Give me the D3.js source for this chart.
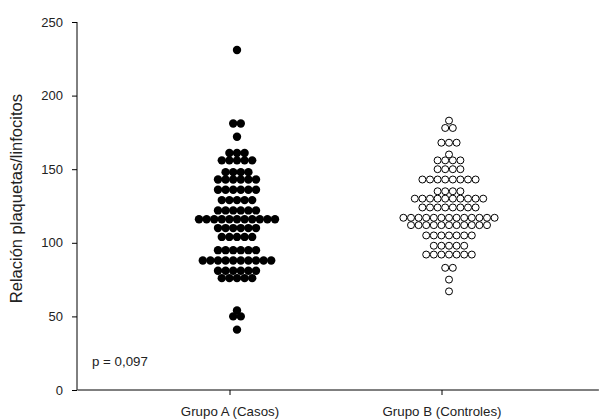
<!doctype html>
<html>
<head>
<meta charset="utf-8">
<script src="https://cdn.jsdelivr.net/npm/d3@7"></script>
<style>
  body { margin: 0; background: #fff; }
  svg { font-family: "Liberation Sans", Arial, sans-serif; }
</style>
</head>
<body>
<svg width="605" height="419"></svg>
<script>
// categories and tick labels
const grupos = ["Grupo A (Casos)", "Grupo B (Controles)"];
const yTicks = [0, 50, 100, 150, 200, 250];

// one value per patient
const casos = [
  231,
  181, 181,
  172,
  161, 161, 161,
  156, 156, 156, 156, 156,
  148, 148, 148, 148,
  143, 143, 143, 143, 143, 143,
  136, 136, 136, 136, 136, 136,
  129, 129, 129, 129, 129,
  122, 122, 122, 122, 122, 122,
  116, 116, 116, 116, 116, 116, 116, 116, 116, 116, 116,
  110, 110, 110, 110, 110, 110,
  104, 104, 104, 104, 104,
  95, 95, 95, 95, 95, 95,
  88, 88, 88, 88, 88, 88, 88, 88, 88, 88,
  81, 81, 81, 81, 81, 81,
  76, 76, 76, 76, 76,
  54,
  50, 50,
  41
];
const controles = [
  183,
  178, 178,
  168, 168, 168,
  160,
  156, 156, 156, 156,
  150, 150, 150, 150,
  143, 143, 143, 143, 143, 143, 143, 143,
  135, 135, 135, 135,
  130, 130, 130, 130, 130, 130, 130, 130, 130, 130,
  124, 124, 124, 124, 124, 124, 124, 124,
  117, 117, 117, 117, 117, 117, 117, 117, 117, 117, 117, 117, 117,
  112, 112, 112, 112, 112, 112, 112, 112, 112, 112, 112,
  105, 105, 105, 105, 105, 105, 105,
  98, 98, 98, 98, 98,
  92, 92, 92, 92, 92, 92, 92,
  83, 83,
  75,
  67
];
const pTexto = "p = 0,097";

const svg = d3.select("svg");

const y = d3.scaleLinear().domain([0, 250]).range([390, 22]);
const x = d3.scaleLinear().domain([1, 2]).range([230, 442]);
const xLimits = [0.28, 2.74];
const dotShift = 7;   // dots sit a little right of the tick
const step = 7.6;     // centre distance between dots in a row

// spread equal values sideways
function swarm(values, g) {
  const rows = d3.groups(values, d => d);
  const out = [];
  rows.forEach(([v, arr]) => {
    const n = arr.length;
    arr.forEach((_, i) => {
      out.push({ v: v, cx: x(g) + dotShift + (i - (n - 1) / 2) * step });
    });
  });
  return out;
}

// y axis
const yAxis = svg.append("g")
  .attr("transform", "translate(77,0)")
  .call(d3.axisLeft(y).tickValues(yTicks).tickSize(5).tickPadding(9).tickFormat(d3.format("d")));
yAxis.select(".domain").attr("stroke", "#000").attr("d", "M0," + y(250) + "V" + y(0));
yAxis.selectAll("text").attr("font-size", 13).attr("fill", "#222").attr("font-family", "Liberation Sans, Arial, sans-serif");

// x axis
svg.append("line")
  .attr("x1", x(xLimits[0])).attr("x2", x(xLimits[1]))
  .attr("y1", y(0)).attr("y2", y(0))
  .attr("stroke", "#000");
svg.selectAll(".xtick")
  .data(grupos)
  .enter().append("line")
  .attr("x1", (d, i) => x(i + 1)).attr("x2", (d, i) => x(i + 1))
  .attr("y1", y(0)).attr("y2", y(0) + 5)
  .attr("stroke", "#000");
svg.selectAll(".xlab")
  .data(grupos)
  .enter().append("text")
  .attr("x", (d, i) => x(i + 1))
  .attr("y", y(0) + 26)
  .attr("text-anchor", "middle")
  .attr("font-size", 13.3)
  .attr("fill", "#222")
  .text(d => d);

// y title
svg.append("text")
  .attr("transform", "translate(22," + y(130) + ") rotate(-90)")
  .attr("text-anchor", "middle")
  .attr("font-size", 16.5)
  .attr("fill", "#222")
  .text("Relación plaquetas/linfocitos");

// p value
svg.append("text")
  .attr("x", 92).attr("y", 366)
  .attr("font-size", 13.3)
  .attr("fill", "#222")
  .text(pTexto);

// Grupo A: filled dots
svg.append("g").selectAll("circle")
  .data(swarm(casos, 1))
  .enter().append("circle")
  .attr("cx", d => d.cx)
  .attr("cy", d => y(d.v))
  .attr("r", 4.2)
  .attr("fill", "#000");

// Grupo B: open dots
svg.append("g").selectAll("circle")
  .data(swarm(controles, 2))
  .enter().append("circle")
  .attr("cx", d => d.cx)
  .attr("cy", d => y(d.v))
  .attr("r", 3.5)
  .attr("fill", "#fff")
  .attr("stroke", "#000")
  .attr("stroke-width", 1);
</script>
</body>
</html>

* * *

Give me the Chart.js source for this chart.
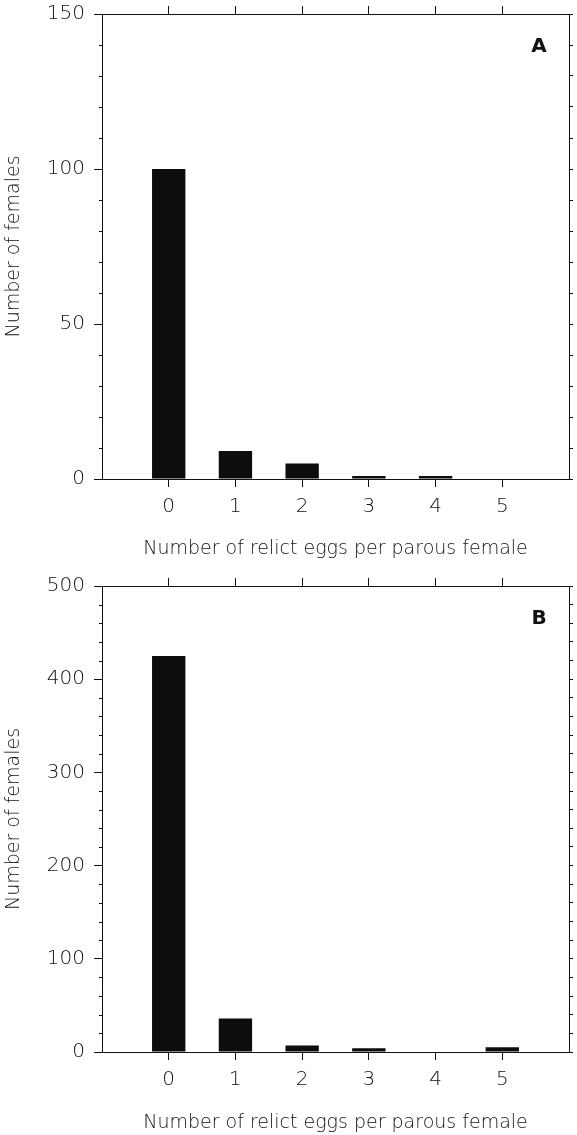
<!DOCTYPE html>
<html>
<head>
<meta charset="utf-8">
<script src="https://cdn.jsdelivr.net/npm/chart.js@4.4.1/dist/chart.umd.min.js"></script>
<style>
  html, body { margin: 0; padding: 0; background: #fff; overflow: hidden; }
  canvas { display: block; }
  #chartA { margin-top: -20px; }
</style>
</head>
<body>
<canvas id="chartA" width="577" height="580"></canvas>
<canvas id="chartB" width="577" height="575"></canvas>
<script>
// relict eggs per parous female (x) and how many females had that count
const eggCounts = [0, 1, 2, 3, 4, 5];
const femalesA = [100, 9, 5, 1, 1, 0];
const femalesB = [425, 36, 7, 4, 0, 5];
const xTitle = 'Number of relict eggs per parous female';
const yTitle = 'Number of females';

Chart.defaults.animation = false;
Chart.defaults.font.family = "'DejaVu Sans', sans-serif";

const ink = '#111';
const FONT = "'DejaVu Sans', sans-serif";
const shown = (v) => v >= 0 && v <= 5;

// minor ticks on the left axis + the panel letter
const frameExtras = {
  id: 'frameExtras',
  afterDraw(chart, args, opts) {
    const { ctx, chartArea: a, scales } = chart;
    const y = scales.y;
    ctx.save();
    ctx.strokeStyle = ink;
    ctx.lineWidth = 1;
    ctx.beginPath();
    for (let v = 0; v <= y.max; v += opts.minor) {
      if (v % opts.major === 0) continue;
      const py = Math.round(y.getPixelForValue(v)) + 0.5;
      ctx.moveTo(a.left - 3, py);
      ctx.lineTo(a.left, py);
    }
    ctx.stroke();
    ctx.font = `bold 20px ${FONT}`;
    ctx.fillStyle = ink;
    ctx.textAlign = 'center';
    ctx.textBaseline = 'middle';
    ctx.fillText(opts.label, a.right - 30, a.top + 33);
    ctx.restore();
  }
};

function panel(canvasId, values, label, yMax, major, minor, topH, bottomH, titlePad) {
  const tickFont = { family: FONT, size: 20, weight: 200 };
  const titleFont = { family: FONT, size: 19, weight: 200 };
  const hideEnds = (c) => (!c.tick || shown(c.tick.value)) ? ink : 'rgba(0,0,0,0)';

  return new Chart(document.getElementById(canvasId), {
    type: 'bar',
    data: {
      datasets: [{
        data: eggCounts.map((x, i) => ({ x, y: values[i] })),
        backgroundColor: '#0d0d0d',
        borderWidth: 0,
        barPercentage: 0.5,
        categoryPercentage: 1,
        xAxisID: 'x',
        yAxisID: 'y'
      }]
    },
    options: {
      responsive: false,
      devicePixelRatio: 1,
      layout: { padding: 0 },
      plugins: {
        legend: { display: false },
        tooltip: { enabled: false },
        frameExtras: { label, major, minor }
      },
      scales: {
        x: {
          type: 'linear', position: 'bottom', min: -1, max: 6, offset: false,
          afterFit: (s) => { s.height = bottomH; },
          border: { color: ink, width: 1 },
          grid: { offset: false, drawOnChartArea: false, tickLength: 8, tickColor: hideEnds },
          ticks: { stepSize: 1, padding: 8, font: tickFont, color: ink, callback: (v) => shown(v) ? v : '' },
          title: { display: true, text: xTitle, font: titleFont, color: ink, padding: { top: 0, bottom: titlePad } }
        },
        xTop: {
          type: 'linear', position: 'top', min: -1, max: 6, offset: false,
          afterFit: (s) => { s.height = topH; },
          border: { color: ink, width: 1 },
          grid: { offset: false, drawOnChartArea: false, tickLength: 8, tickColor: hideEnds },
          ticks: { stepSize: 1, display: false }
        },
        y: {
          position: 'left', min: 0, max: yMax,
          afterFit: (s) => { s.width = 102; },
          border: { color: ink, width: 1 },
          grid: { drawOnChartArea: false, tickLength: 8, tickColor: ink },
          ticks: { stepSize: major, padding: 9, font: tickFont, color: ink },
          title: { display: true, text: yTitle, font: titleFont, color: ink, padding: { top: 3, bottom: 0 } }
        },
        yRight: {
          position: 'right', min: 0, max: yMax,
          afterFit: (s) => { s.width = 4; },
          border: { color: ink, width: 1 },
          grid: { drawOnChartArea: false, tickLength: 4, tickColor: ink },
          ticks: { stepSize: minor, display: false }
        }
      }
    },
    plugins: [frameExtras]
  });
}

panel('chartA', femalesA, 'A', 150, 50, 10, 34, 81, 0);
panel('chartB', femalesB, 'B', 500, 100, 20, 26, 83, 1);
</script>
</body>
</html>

• EXERCISE GOAL: Wherever the string "source" appears in the entries above, list that line.

• RESPONSE:
Give me the D3.js source for this chart.
Give me the Chart.js source for this chart.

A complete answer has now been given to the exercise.